- TASK BRIEF:
Each entry here needs to be set down again exactly, please; pictures are left out.

►

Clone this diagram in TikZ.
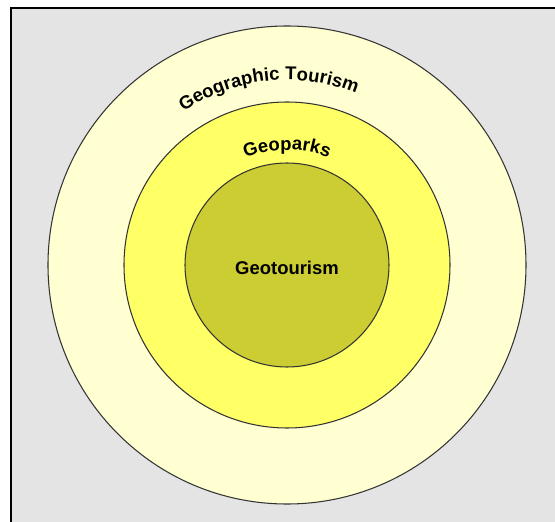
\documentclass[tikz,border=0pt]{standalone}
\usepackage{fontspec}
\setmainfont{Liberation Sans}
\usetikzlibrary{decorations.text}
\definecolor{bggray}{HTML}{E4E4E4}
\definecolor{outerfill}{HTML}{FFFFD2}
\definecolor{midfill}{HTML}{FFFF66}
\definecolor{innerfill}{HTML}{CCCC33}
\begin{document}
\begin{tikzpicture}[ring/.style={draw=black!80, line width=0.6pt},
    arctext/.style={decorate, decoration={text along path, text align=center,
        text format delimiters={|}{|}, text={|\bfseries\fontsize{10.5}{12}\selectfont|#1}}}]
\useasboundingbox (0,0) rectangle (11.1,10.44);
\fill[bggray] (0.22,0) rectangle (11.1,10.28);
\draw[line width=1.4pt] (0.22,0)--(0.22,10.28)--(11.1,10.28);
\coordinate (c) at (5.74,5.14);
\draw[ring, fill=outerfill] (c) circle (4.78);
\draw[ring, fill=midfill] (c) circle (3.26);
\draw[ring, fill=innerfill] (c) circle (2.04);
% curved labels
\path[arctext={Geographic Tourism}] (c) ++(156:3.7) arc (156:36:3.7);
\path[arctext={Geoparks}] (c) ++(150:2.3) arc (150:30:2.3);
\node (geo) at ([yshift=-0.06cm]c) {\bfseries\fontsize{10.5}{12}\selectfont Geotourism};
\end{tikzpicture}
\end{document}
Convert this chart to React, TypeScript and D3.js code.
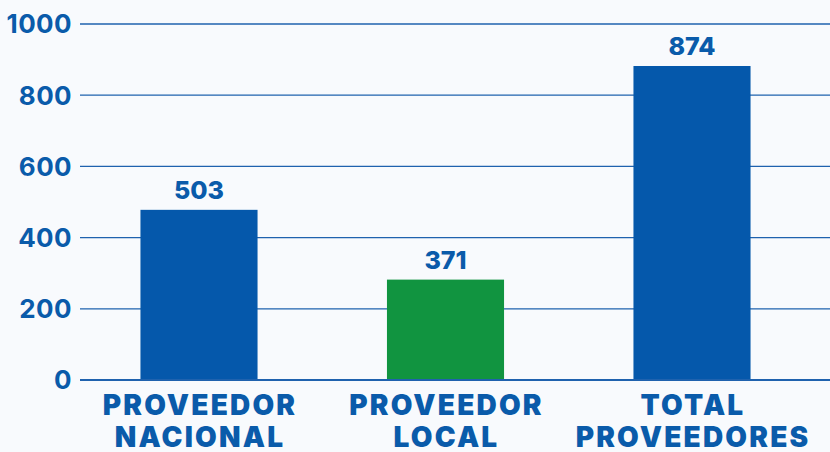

◄

- OUTPUT OF THE TASK:
Clone this diagram in TikZ.
\documentclass[tikz,border=0pt]{standalone}
\usepackage{fontspec}
\setmainfont{Liberation Sans}
\usetikzlibrary{decorations.text}
\definecolor{bggray}{HTML}{E4E4E4}
\definecolor{outerfill}{HTML}{FFFFD2}
\definecolor{midfill}{HTML}{FFFF66}
\definecolor{innerfill}{HTML}{CCCC33}
\begin{document}
\begin{tikzpicture}[ring/.style={draw=black!80, line width=0.6pt},
    arctext/.style={decorate, decoration={text along path, text align=center,
        text format delimiters={|}{|}, text={|\bfseries\fontsize{10.5}{12}\selectfont|#1}}}]
\useasboundingbox (0,0) rectangle (11.1,10.44);
\fill[bggray] (0.22,0) rectangle (11.1,10.28);
\draw[line width=1.4pt] (0.22,0)--(0.22,10.28)--(11.1,10.28);
\coordinate (c) at (5.74,5.14);
\draw[ring, fill=outerfill] (c) circle (4.78);
\draw[ring, fill=midfill] (c) circle (3.26);
\draw[ring, fill=innerfill] (c) circle (2.04);
% curved labels
\path[arctext={Geographic Tourism}] (c) ++(156:3.7) arc (156:36:3.7);
\path[arctext={Geoparks}] (c) ++(150:2.3) arc (150:30:2.3);
\node (geo) at ([yshift=-0.06cm]c) {\bfseries\fontsize{10.5}{12}\selectfont Geotourism};
\end{tikzpicture}
\end{document}
Convert this chart to React, TypeScript and D3.js code.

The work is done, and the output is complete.